Is this how quickly one’s life falls apart? Before my father’s funeral my world was perfect. Now, it’s been shattered into pieces so small I can’t recognize a single bit of it.
Hours later, his phone buzzed, waking him from where he had finally fallen deeply asleep on the family room couch. Morning light was coming in through the window.
Shock said, “Is it true? Maggie’s gone? I saw the news this morning.”
A groggy Nash said, “Yes. Someone broke into our house and took her.”
“You think it’s connected to your stuff?”
“It has to be.”
“Does Judith know about all that?”
“No. I haven’t told her. And there was something weird.”
“What?”
He told Shock about the fake cops and the so-called swatting attempt.
“That would make sense,” said Shock. “A way in through the gate, nobody would question them. She might have been drugged or dead and in the trunk on the way out.”
This comment made Nash collapse forward and a sob escaped his lips. He tried to cover the phone, but didn’t quite make it.
“Damn, I’m sorry, Walter. I shouldn’t have been that blunt. I was thinkin’ with my pro hat on, not my human one.”
“It’s nothing I haven’t been thinking myself,” replied Nash as he straightened and slumped back on the sofa.
“Let me dig around. I’ll get back to you.”
Nash stumbled to the kitchen, where sunlight was streaming in all the windows, and made some coffee.
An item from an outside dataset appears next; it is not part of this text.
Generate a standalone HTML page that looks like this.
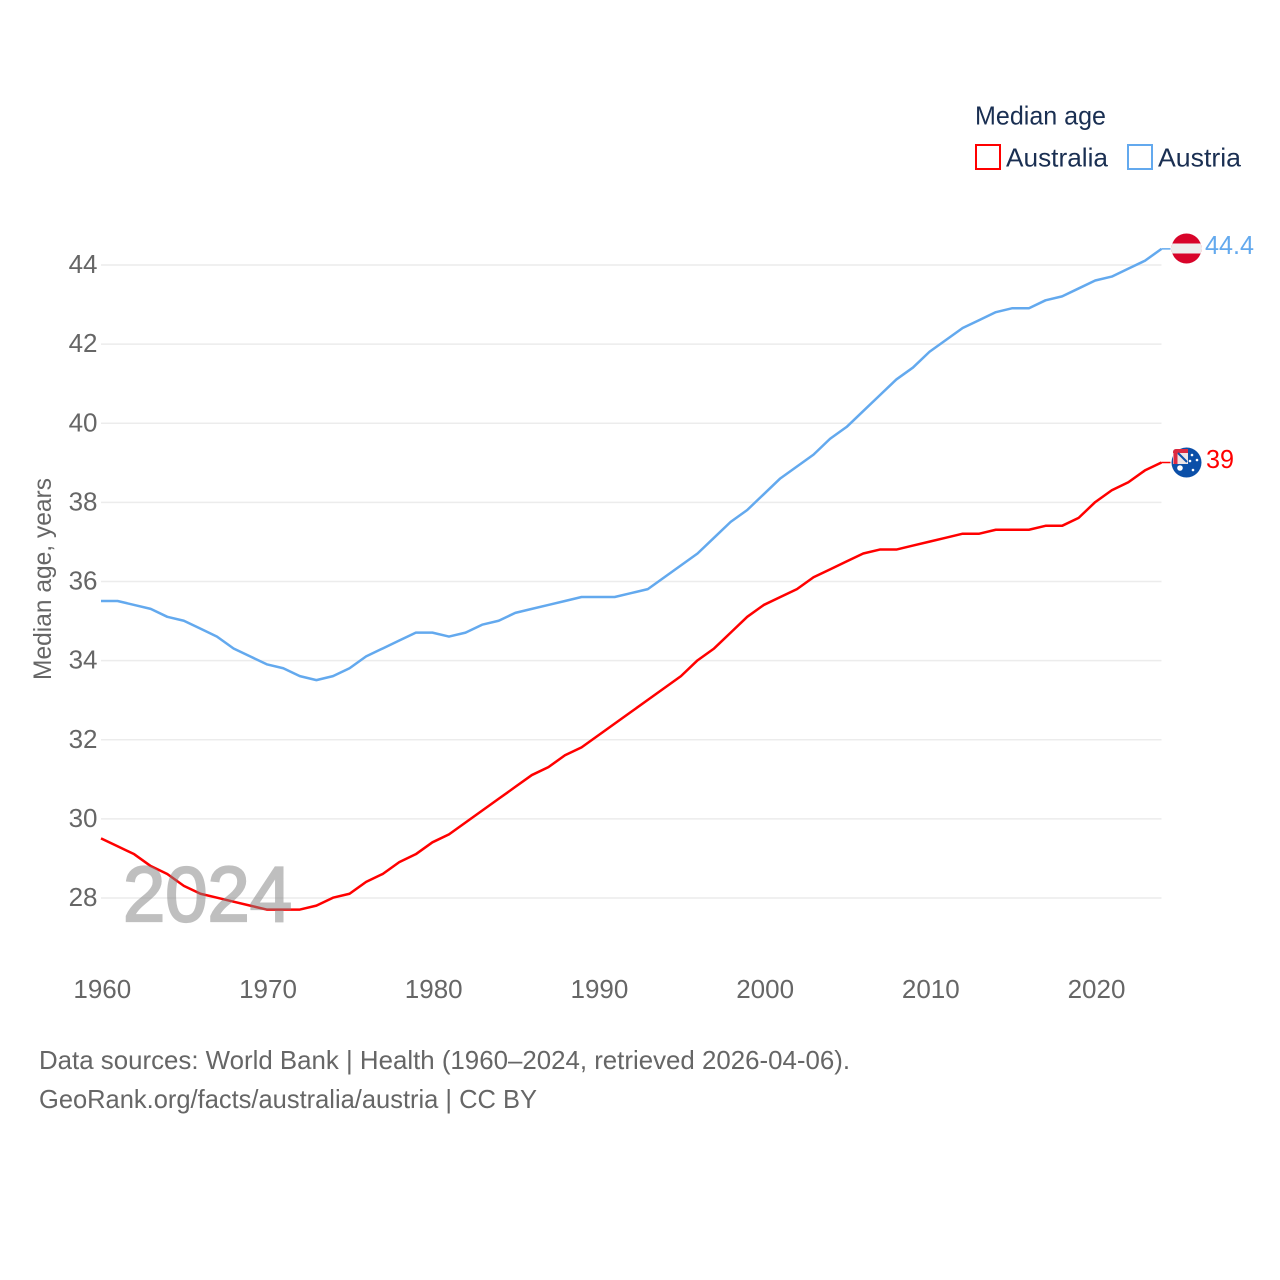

He sucked down the cup greedily, as though the caffeine would give him some superpower to aid him in locating Maggie.
Twenty minutes later Judith came down the stairs. She was dressed to the nines with full makeup, hair teased out and frothy, and a half-dozen jangling bracelets on each wrist. She stopped on the bottom riser and eyed the unkempt and bloodshot-eyed Nash as he sat at the kitchen island in the clothes he’d slept in.
The only thing he could think of to say was “Going somewhere?”
She didn’t answer, but stepped into the kitchen, crossed the space, snagged a cup, and poured herself coffee. She leaned against a counter and drank it down.
Nash eyed her for a bit and then retreated into his own thoughts.